Tout de noir vêtu, le merle pourrait, si l'on ne considérait que sa sombre livrée, être mis, parmi les hôtes de nos bois, au même rang que les tristes corvidés. Il a, heureusement, d'autres attraits qui le font aimer et rechercher du chasseur. Aimer, c'est, dira-t-on, une drôle de façon de parler ; car notre amour, à nous chasseurs, est, reconnaissons-le, bien cruel, puisqu'il se traduit toujours par la suppression de la vie. Tout de même, que l'on veuille bien nous accorder que cette suppression n'est pas, pour l'action de chasse, une fin en soi : la chasse a d'autres aspects qui font oublier au chasseur que le coup final qu'il porte est toujours taché de sang. Un sang, d'ailleurs, qu'il n'aime guère voir, car il préfère tenir en mains une victime dont le corps encore chaud paraît ne pas avoir été touché, que celle qui, tirés d'un peu trop près, est par trop souillée de taches sanglantes.

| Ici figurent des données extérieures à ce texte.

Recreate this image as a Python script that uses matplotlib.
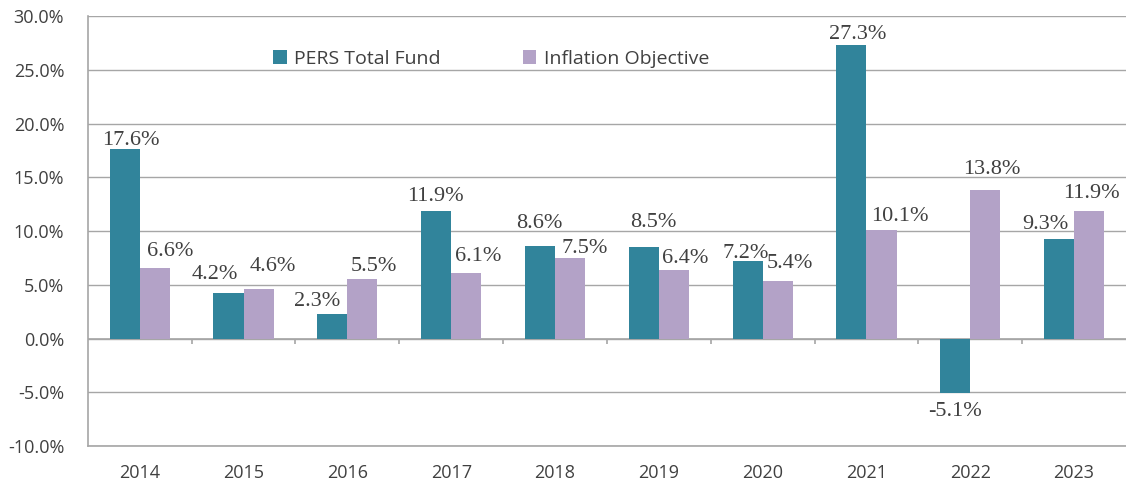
import numpy as np
import matplotlib.pyplot as plt
from matplotlib.ticker import FuncFormatter

years = ['2014', '2015', '2016', '2017', '2018', '2019', '2020', '2021', '2022', '2023']
pers_total = [17.6, 4.2, 2.3, 11.9, 8.6, 8.5, 7.2, 27.3, -5.1, 9.3]
inflation_obj = [6.6, 4.6, 5.5, 6.1, 7.5, 6.4, 5.4, 10.1, 13.8, 11.9]

# label nudges in pixels (dx from bar centre, gap above bar top), as in the original
pers_dx = [6, -14, -15, -1, -1, 10, -2, 6, 0, -14]
pers_gap = [4, 14, 8, 10, 18, 20, 3, 6, 9, 10]
infl_dx = [15, 14, 11, 12, 15, 11, 12, 18, 6, 2]
infl_gap = [12, 18, 8, 12, 5, 7, 13, 9, 16, 13]

teal = '#31849B'
purple = '#B3A2C7'
grid_col = '#A6A6A6'
text_col = '#404040'

fig = plt.figure(figsize=(11.26, 4.87), dpi=100)
ax = fig.add_axes([0.078, 0.084, 0.922, 0.883])

x = np.arange(len(years))
w = 0.29

ax.set_axisbelow(True)
ax.yaxis.grid(True, color=grid_col, linewidth=1.0)

b1 = ax.bar(x - w / 2, pers_total, w, color=teal, label='PERS Total Fund', zorder=3)
b2 = ax.bar(x + w / 2, inflation_obj, w, color=purple, label='Inflation Objective', zorder=3)

# zero line with category separators
ax.axhline(0, color=grid_col, linewidth=1.2, zorder=2)
ax.vlines(x[:-1] + 0.5, -0.5, 0, color=grid_col, linewidth=1.2, zorder=2)

ax.set_xlim(-0.5, 9.5)
ax.set_ylim(-10, 30)
ax.set_yticks(np.arange(-10, 31, 5))
ax.yaxis.set_major_formatter(FuncFormatter(lambda v, p: '%.1f%%' % v))
ax.set_xticks(x)
ax.set_xticklabels(years)

for s in ['top', 'right']:
    ax.spines[s].set_visible(False)
for s in ['left', 'bottom']:
    ax.spines[s].set_color(grid_col)
    ax.spines[s].set_linewidth(1.2)

ax.tick_params(axis='y', length=0, pad=17, labelsize=13, labelcolor=text_col)
ax.tick_params(axis='x', length=0, pad=13, labelsize=13, labelcolor=text_col)
for lab in ax.get_xticklabels() + ax.get_yticklabels():
    lab.set_family('Open Sans')


def autolabel(rects, vals, dxs, gaps):
    for r, v, dx, g in zip(rects, vals, dxs, gaps):
        cx = r.get_x() + r.get_width() / 2.
        if v >= 0:
            ax.annotate('%.1f%%' % v, (cx, v), xytext=(dx, g), textcoords='offset pixels',
                        ha='center', va='baseline', fontsize=16, family='Liberation Serif',
                        color=text_col, zorder=4, annotation_clip=False)
        else:
            ax.annotate('%.1f%%' % v, (cx, v), xytext=(dx, -g), textcoords='offset pixels',
                        ha='center', va='top', fontsize=16, family='Liberation Serif',
                        color=text_col, zorder=4, annotation_clip=False)


autolabel(b1, pers_total, pers_dx, pers_gap)
autolabel(b2, inflation_obj, infl_dx, infl_gap)

leg = ax.legend(loc='center', bbox_to_anchor=(0.3885, 0.9), ncol=2, frameon=False,
                handlelength=0.7, handleheight=0.7, handletextpad=0.4, columnspacing=4.2,
                prop={'family': 'Open Sans', 'size': 14})
for t in leg.get_texts():
    t.set_color(text_col)

plt.savefig('out.png', dpi=100)
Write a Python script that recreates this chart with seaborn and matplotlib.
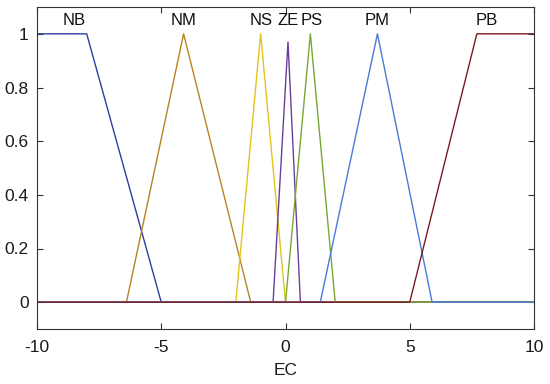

Mais revenons à notre merle. Tout le monde le connaît, car il n'est pas un coin de bois, pas une haie, pas un bosquet, où quelque représentant de sa gent turbulente ne mette sa note vive et sautillante. Les parcs, aussi, et, les jardins ne sont exempts ni de sa visite, ni même de son nid. Et que de fois, en pleine cité, dans les quartiers calmes et coupés de jardins, on voit sa flèche noire franchir les murs de clôture pour passer de l'un à l'autre.

Il est semi sédentaire dans notre pays et il y niche. Cependant son appartenance à la famille des turdidés le fait se déplacer, lui aussi, comme la grive et, en octobre, époque des migrations, nous en voyons bien davantage qu'au début de la saison de chasse. Il est même des régions où on ne le trouve qu'à ce moment-là, ce qui prouve bien qu'il fait partie, lui aussi, de la grande tribu des voyageurs.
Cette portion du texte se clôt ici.